Exercise details — Copy every line of the listing that holds the string "with".

Provided information —

━━━━━━━━━━━━━━━━━━━━━━━━━━━━━━

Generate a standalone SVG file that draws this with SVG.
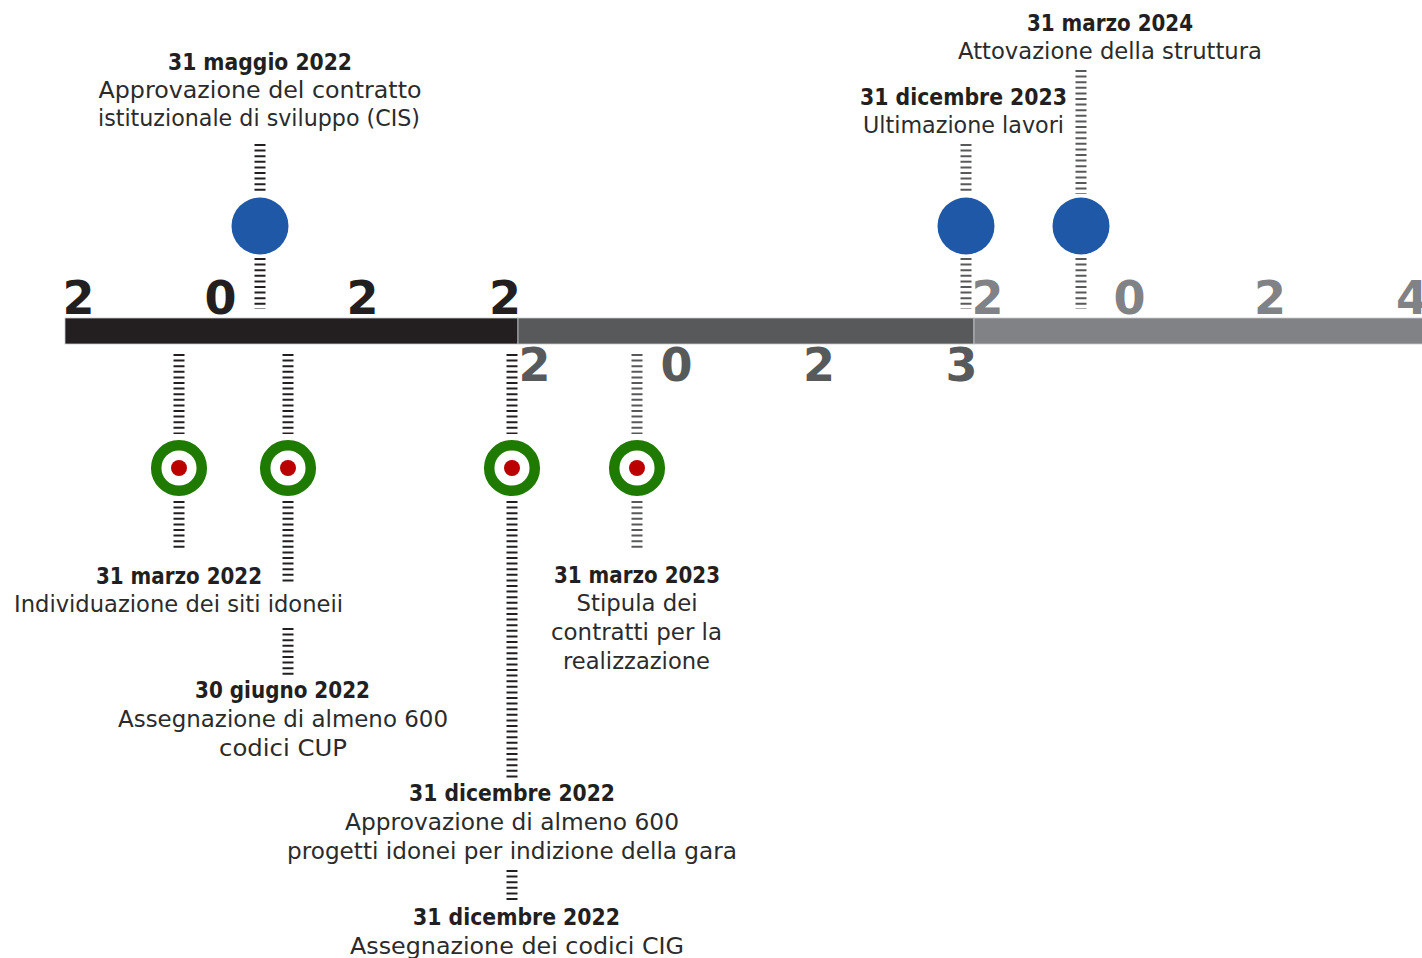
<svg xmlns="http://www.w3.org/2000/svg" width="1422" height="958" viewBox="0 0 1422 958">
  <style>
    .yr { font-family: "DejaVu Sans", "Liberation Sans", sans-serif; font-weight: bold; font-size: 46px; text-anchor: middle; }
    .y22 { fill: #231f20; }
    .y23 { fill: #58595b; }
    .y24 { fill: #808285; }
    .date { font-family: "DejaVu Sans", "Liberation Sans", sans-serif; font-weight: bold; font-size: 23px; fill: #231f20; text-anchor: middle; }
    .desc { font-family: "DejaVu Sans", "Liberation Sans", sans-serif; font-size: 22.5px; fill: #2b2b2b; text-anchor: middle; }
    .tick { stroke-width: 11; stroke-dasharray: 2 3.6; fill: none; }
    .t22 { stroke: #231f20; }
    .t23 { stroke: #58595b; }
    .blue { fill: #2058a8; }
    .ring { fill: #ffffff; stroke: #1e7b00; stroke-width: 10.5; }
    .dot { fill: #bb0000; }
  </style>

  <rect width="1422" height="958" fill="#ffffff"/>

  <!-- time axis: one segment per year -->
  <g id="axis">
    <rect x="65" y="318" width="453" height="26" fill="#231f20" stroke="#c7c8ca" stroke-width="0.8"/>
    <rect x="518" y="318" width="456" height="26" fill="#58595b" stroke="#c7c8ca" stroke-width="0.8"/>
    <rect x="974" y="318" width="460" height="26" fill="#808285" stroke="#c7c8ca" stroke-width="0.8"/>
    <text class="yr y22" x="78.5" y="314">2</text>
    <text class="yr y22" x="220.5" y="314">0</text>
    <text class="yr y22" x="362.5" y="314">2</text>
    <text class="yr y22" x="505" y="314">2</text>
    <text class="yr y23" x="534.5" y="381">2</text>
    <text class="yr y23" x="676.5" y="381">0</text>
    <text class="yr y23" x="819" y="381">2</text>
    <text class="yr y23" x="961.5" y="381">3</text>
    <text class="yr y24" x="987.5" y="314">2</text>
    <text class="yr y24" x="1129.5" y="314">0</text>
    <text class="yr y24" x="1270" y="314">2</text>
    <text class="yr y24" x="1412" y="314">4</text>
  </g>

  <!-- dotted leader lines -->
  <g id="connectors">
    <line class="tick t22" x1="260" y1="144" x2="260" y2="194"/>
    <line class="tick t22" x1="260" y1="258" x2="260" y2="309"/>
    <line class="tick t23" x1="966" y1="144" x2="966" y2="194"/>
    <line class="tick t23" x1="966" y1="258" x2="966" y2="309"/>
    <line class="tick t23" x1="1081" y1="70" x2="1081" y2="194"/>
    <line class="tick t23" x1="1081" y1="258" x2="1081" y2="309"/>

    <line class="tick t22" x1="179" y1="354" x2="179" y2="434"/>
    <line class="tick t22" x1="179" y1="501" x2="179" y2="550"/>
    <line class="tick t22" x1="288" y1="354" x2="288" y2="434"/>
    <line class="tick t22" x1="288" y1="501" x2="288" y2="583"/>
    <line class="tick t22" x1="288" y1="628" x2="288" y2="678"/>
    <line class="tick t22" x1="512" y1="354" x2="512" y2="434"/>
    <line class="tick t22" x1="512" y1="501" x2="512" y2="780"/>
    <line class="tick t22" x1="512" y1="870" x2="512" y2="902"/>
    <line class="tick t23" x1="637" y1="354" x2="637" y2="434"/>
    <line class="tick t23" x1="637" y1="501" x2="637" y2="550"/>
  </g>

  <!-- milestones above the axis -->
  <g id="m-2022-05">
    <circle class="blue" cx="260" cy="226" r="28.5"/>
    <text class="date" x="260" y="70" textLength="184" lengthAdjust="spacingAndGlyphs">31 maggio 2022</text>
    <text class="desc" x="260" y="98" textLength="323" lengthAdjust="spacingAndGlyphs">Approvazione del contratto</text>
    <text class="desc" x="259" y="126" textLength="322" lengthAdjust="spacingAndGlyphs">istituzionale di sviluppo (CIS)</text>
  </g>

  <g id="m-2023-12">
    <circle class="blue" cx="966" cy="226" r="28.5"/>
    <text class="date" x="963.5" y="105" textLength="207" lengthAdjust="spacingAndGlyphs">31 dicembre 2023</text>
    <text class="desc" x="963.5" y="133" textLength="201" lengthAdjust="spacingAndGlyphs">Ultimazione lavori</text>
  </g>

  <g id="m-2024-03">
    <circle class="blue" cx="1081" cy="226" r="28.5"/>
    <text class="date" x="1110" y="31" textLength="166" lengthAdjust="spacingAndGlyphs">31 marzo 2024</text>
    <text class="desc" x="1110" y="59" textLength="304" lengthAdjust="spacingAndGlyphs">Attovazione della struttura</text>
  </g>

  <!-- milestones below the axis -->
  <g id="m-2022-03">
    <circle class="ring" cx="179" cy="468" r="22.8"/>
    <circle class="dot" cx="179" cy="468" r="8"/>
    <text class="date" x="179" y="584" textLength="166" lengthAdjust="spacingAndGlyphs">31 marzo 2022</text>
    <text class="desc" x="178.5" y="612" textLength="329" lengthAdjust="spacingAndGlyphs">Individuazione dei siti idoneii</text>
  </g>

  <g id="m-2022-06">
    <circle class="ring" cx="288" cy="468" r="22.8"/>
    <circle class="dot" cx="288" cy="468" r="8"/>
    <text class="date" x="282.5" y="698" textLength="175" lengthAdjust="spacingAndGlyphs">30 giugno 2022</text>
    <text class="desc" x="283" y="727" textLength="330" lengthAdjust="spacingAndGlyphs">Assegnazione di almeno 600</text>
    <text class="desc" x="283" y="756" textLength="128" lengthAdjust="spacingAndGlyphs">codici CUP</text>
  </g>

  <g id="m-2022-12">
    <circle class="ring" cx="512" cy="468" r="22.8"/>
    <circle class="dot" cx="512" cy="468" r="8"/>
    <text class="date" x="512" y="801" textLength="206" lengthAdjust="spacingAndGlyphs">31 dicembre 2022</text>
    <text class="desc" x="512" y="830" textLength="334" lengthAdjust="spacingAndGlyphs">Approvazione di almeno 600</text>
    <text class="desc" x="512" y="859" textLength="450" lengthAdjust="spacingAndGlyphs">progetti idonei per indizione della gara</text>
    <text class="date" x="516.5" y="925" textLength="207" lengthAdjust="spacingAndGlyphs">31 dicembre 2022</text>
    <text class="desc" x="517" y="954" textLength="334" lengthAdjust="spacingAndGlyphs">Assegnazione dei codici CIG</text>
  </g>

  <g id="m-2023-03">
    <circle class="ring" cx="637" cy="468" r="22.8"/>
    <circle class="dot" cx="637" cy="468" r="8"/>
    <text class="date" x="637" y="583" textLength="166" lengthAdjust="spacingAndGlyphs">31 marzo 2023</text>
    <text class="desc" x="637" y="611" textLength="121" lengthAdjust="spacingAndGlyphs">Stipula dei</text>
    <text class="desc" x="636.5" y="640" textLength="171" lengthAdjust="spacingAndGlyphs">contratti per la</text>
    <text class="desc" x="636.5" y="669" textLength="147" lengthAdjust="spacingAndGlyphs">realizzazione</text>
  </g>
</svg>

━━━━━━━━━━━━━━━━━━━━━━━━━━━━━━

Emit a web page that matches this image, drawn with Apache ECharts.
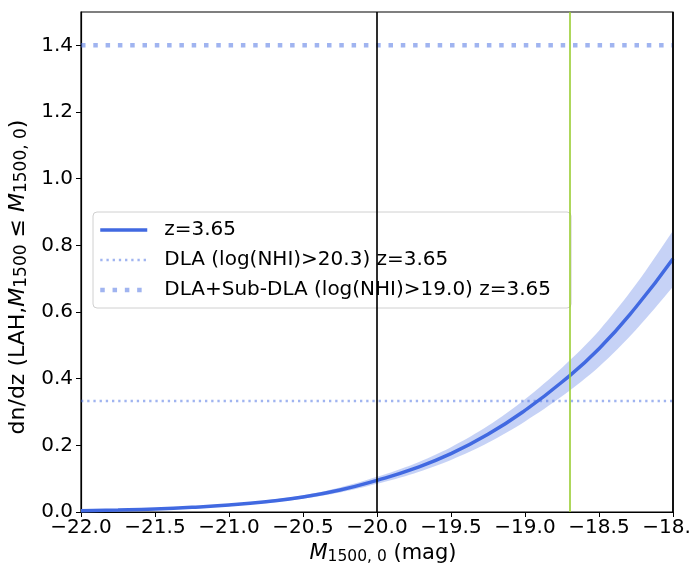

━━━━━━━━━━━━━━━━━━━━━━━━━━━━━━

Exercise answer —
Generate a standalone SVG file that draws this with SVG.
Emit a web page that matches this image, drawn with Apache ECharts.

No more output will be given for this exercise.